Fly Me to the Moon – Le due facce della Luna
La recensione di Fly Me to the Moon - Le due facce della Luna, di Greg Berlanti, a cura di Juri Saitta.
Alla fine degli anni Sessanta, la NASA assume l’esperta di marketing Kelly Jones per curare la sua immagine pubblica e girare, in segreto, un finto atterraggio sulla Luna da trasmettere in televisione per coprire l’eventuale fallimento della missione Apollo 11. Qui, la protagonista si scontrerà spesso con il direttore delle operazioni Cole Davis, riluttante alle campagne pubblicitarie.
Co-prodotto dalla Apple, Fly Me to the Moon – Le due facce della Luna è un film a metà strada tra la commedia romantica e la riflessione satirica sul labile confine tra pubblicità, propaganda politica e menzogna; un’operazione piuttosto ambiziosa e interessante ma che purtroppo fallisce su entrambi i piani che porta avanti.
Qui, gli schemi della rom-com (incentrati sul rapporto d’incontro/scontro e opposizione/attrazione tra i due personaggi principali) sono sviluppati in modo troppo meccanico, con diversi episodi narrativi inseriti a forza e in tempi spesso sbagliati da una sceneggiatura che segue in maniera scolastica gli stereotipi del genere di riferimento senza capirne fino in fondo i funzionamenti. Difetti di scrittura che impediscono inoltre la creazione della giusta alchimia tra i protagonisti Channing Tatum e Scarlett Johansson, nonostante la discreta performance della seconda.

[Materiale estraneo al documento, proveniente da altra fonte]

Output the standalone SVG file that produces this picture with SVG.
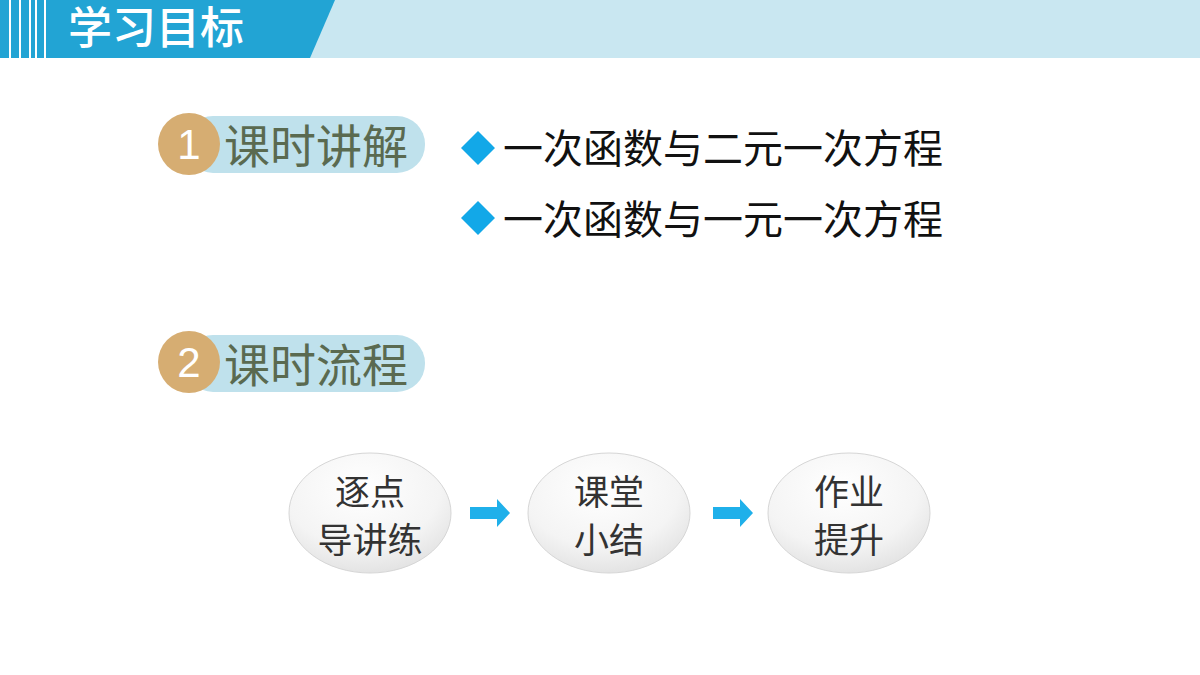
<svg xmlns="http://www.w3.org/2000/svg" width="1200" height="675" viewBox="0 0 1200 675">
<defs>
<radialGradient id="bub" cx="0.45" cy="0.3" r="0.8">
<stop offset="0" stop-color="#ffffff"/><stop offset="0.6" stop-color="#f4f4f4"/><stop offset="1" stop-color="#dcdcdc"/>
</radialGradient>
</defs>
<style>
.cjk{font-family:"Noto Sans CJK SC","Liberation Sans",sans-serif}
.h{font-size:46px;fill:#5a6a50}
.b{font-size:40px;fill:#111}
.n{font-size:35px;fill:#333;text-anchor:middle}
.num{font-family:"Liberation Sans",sans-serif;font-size:42px;fill:#fff;text-anchor:middle}
</style>
<rect width="1200" height="675" fill="#fff"/>
<g id="header">
<rect x="0" y="0" width="1200" height="58" fill="#c9e7f1"/>
<polygon points="0,0 335,0 310,58 0,58" fill="#22a4d4"/>
<g stroke="#fff" stroke-width="2"><line x1="10" y1="0" x2="10" y2="58"/><line x1="20" y1="0" x2="20" y2="58"/><line x1="30" y1="0" x2="30" y2="58"/><line x1="36" y1="0" x2="36" y2="58"/><line x1="45" y1="0" x2="45" y2="58"/></g>
<text x="68" y="44" class="cjk" font-size="44" fill="#fff" font-weight="500">学习目标</text>
</g>
<g id="sec1">
<rect x="185" y="116" width="240" height="57" rx="28" fill="#bfe1ec"/>
<circle cx="189" cy="144" r="31" fill="#d6ad72"/>
<text x="189" y="159" class="num">1</text>
<text x="224" y="163" class="cjk h">课时讲解</text>
</g>
<g id="items">
<rect x="466" y="136" width="24" height="24" fill="#12a8e8" transform="rotate(45 478 148)"/>
<text x="503" y="163" class="cjk b">一次函数与二元一次方程</text>
<rect x="466" y="206" width="24" height="24" fill="#12a8e8" transform="rotate(45 478 218)"/>
<text x="503" y="234" class="cjk b">一次函数与一元一次方程</text>
</g>
<g id="sec2">
<rect x="185" y="335" width="240" height="57" rx="28" fill="#bfe1ec"/>
<circle cx="189" cy="362" r="31" fill="#d6ad72"/>
<text x="189" y="377" class="num">2</text>
<text x="224" y="382" class="cjk h">课时流程</text>
</g>
<g id="n1"><ellipse cx="370" cy="513" rx="81" ry="60" fill="url(#bub)" stroke="#d6d6d6"/>
<text x="370" y="505" class="cjk n">逐点</text><text x="370" y="553" class="cjk n">导讲练</text></g>
<g id="n2"><ellipse cx="609" cy="513" rx="81" ry="60" fill="url(#bub)" stroke="#d6d6d6"/>
<text x="609" y="505" class="cjk n">课堂</text><text x="609" y="553" class="cjk n">小结</text></g>
<g id="n3"><ellipse cx="849" cy="513" rx="81" ry="60" fill="url(#bub)" stroke="#d6d6d6"/>
<text x="849" y="505" class="cjk n">作业</text><text x="849" y="553" class="cjk n">提升</text></g>
<g id="connectors" fill="#1fb0ea">
<polygon points="470,507 497,507 497,499 510,513 497,527 497,519 470,519"/>
<polygon points="713,507 740,507 740,499 753,513 740,527 740,519 713,519"/>
</g>
</svg>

Purtroppo, anche la riflessione satirica sulla manipolazione risulta poco mordente ed efficace, soprattutto perché resta sulla superficie, virando spesso il tema della menzogna sul piano privato e sentimentale (quello della storia personale di Kelly Jones) e dando per scontate le sue implicazioni pubbliche, qui citate ma mai davvero approfondite.
Limiti di sceneggiatura che, uniti a una regia piuttosto piatta, mettono in secondo piano una confezione visiva accettabile e alcune buone interpretazioni, su tutte quella di Woody Harrelson nel ruolo di un misterioso agente del governo.
Il risultato complessivo è quindi un prodotto anonimo e da piattaforma televisiva, più adatto a una fruizione distratta sul divano di casa che alla visione su grande schermo. Un peccato, visto il buon potenziale del soggetto di partenza.